Richard Anderson, CEO of Delta Air Lines, looks for reliability and adaptability to change in executives. He likes ‘operational awareness,’ not surprising, given his industry where pilots need to be operationally aware of their external environment. He also comes across as more holistic and integrative in his assessment of people, looking for emotional intelligence as a way to become more adaptive to change.

The word ‘conscientious’ would seem to apply to all of these executives.

Kevin Sharer, CEO of Amgen comes across as disciplined, high in learning – he constantly seeks feedback. He comes across as high in humility (different from modesty) which relates to his desire for feedback, authenticity, learning, and change.

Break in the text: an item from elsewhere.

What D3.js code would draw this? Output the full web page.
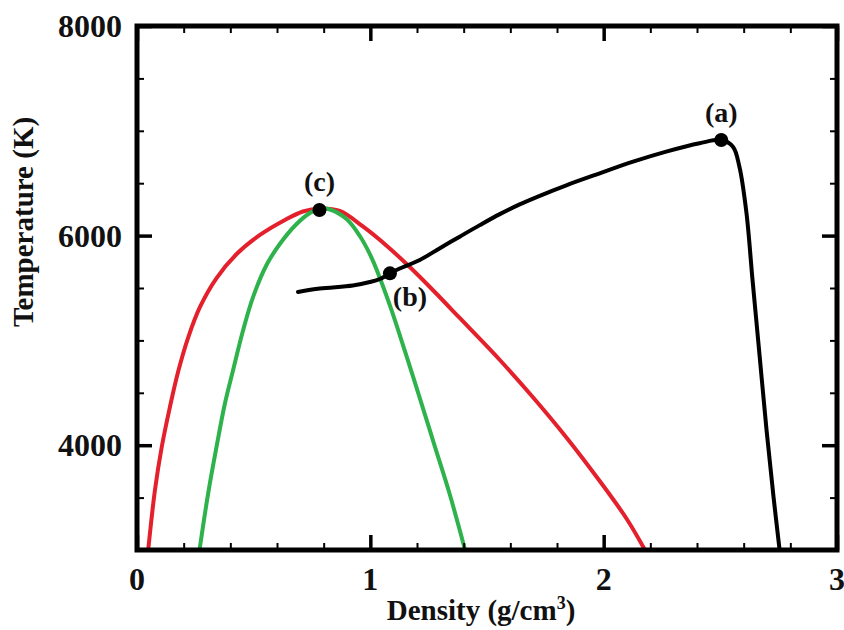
<!DOCTYPE html>
<html>
<head>
<meta charset="utf-8">
<script src="https://cdn.jsdelivr.net/npm/d3@7"></script>
<style>
  html, body { margin: 0; padding: 0; background: #fff; }
  svg text { font-family: "Liberation Serif", "Times New Roman", serif; font-weight: bold; fill: #111; }
</style>
</head>
<body>
<div id="chart"></div>
<script>
// Daten: [Dichte g/cm3, Temperatur K]
const coexistence = [
  [0.048, 3000], [0.077, 3573], [0.106, 3983], [0.141, 4364], [0.177, 4708],
  [0.220, 5032], [0.270, 5319], [0.341, 5595], [0.427, 5824], [0.527, 6006],
  [0.634, 6149], [0.711, 6230], [0.784, 6259], [0.869, 6235], [0.968, 6087],
  [1.071, 5901], [1.169, 5700], [1.276, 5462], [1.383, 5214], [1.555, 4813],
  [1.696, 4460], [1.842, 4069], [1.983, 3658], [2.099, 3296], [2.177, 3000]
];
const spinodal = [
  [0.268, 3000], [0.305, 3541], [0.341, 3986], [0.377, 4400], [0.412, 4718],
  [0.455, 5099], [0.498, 5417], [0.555, 5719], [0.612, 5920], [0.684, 6111],
  [0.741, 6216], [0.784, 6259], [0.827, 6249], [0.898, 6158], [0.955, 5996],
  [1.006, 5786], [1.049, 5548], [1.092, 5281], [1.148, 4899], [1.212, 4450],
  [1.276, 3992], [1.340, 3534], [1.406, 3000]
];
const path = [
  [0.690, 5462], [0.784, 5495], [0.925, 5524], [0.998, 5557], [1.041, 5586],
  [1.084, 5640], [1.126, 5686], [1.212, 5767], [1.298, 5880], [1.383, 5990],
  [1.469, 6100], [1.555, 6205], [1.640, 6298], [1.726, 6380], [1.840, 6480],
  [1.983, 6594], [2.126, 6705], [2.268, 6801], [2.411, 6881], [2.504, 6912],
  [2.554, 6848], [2.582, 6655], [2.612, 6216], [2.638, 5576], [2.668, 4861],
  [2.698, 4145], [2.728, 3506], [2.754, 3000]
];
const markers = [
  { label: '(a)', d: 2.504, T: 6912, dx: 0,  dy: -18 },
  { label: '(b)', d: 1.084, T: 5640, dx: 20, dy: 33 },
  { label: '(c)', d: 0.782, T: 6244, dx: 0,  dy: -19 }
];

const xMajor = [0, 1, 2, 3];
const xMinor = [0.2, 0.4, 0.6, 0.8, 1.2, 1.4, 1.6, 1.8, 2.2, 2.4, 2.6, 2.8];
const yMajor = [4000, 6000, 8000];
const yMinor = [3500, 4500, 5000, 5500, 6500, 7000, 7500];

const W = 844, H = 630;
const x = d3.scaleLinear().domain([0, 3]).range([137, 837]);
const y = d3.scaleLinear().domain([3000, 8000]).range([550, 26]);

const svg = d3.select('#chart').append('svg')
  .attr('width', W).attr('height', H);

// Kurven
const line = d3.line()
  .x(p => x(p[0])).y(p => y(p[1]))
  .curve(d3.curveCatmullRom.alpha(0.5));

const curves = [
  { data: coexistence, color: '#e3202b' },
  { data: spinodal,    color: '#2eb24b' },
  { data: path,        color: '#000000' }
];
svg.append('g').selectAll('path')
  .data(curves).enter().append('path')
    .attr('d', c => line(c.data))
    .attr('fill', 'none')
    .attr('stroke', c => c.color)
    .attr('stroke-width', 4)
    .attr('stroke-linejoin', 'round')
    .attr('stroke-linecap', 'round');

// Punkte + Beschriftung
const mk = svg.append('g').selectAll('g')
  .data(markers).enter().append('g')
    .attr('transform', m => `translate(${x(m.d)},${y(m.T)})`);
mk.append('circle').attr('r', 7).attr('fill', '#000');
mk.append('text')
  .attr('x', m => m.dx).attr('y', m => m.dy)
  .attr('text-anchor', 'middle')
  .attr('font-size', 28)
  .text(m => m.label);

// Achsen (Ticks nach innen)
function ticks(axisFn, values, size, transform, width) {
  const g = svg.append('g')
    .attr('transform', transform)
    .call(axisFn.tickValues(values).tickSizeInner(-size).tickSizeOuter(0).tickFormat(''));
  g.select('.domain').remove();
  g.selectAll('line').attr('stroke', '#000').attr('stroke-width', width);
  return g;
}
ticks(d3.axisBottom(x), xMinor, 7, 'translate(0,550)', 2);
ticks(d3.axisBottom(x), xMajor, 15, 'translate(0,550)', 3.5);
ticks(d3.axisTop(x), xMinor, 7, 'translate(0,26)', 2);
ticks(d3.axisTop(x), xMajor, 15, 'translate(0,26)', 3.5);
ticks(d3.axisLeft(y), yMinor, 7, 'translate(137,0)', 2);
ticks(d3.axisLeft(y), yMajor, 15, 'translate(137,0)', 3.5);
ticks(d3.axisRight(y), yMinor, 7, 'translate(837,0)', 2);
ticks(d3.axisRight(y), yMajor, 15, 'translate(837,0)', 3.5);

// Tick-Labels
svg.append('g').selectAll('text')
  .data(xMajor).enter().append('text')
    .attr('x', d => x(d)).attr('y', 590)
    .attr('text-anchor', 'middle')
    .attr('font-size', 32)
    .text(d => d);
svg.append('g').selectAll('text')
  .data(yMajor).enter().append('text')
    .attr('x', 122).attr('y', d => y(d))
    .attr('dy', '0.35em')
    .attr('text-anchor', 'end')
    .attr('font-size', 32)
    .text(d => d);

// Rahmen
svg.append('rect')
  .attr('x', x(0)).attr('y', y(8000))
  .attr('width', x(3) - x(0)).attr('height', y(3000) - y(8000))
  .attr('fill', 'none').attr('stroke', '#000').attr('stroke-width', 5);

// Achsentitel
const xt = svg.append('text')
  .attr('x', 481).attr('y', 620)
  .attr('text-anchor', 'middle')
  .attr('font-size', 29);
xt.append('tspan').text('Density (g/cm');
xt.append('tspan').attr('font-size', 18).attr('dy', -11).text('3');
xt.append('tspan').attr('dy', 11).text(')');

svg.append('text')
  .attr('transform', 'translate(33,222) rotate(-90)')
  .attr('text-anchor', 'middle')
  .attr('font-size', 29)
  .text('Temperature (K)');
</script>
</body>
</html>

It would seem that the world of biotechnology is constantly changing. Again, one might sum it up as conscientious.

I like that word, though it doesn’t turn up in the usual list of executive competencies. It can be more holistic than words like ‘diligent,’ combining a number of qualities that, to me, arise out a motivation to put the needs and goals of the business before the needs of any one individual, including the CEO himself. It would be a mistake to conclude that results can be achieved without the need to build teams and relate to others, but let’s remember that teaming and communication is a means to an end and results do matter.

Humility: The higher executives rise, the more they need it

Humility – this is the quality that almost all top executives said they value as most critical to their success when working with an Asian company. You may find it surprising that these executives are Western execs raised in highly competitive multinationals in the US and Europe where survival depends on results. The higher up they go, the greater the need for humility.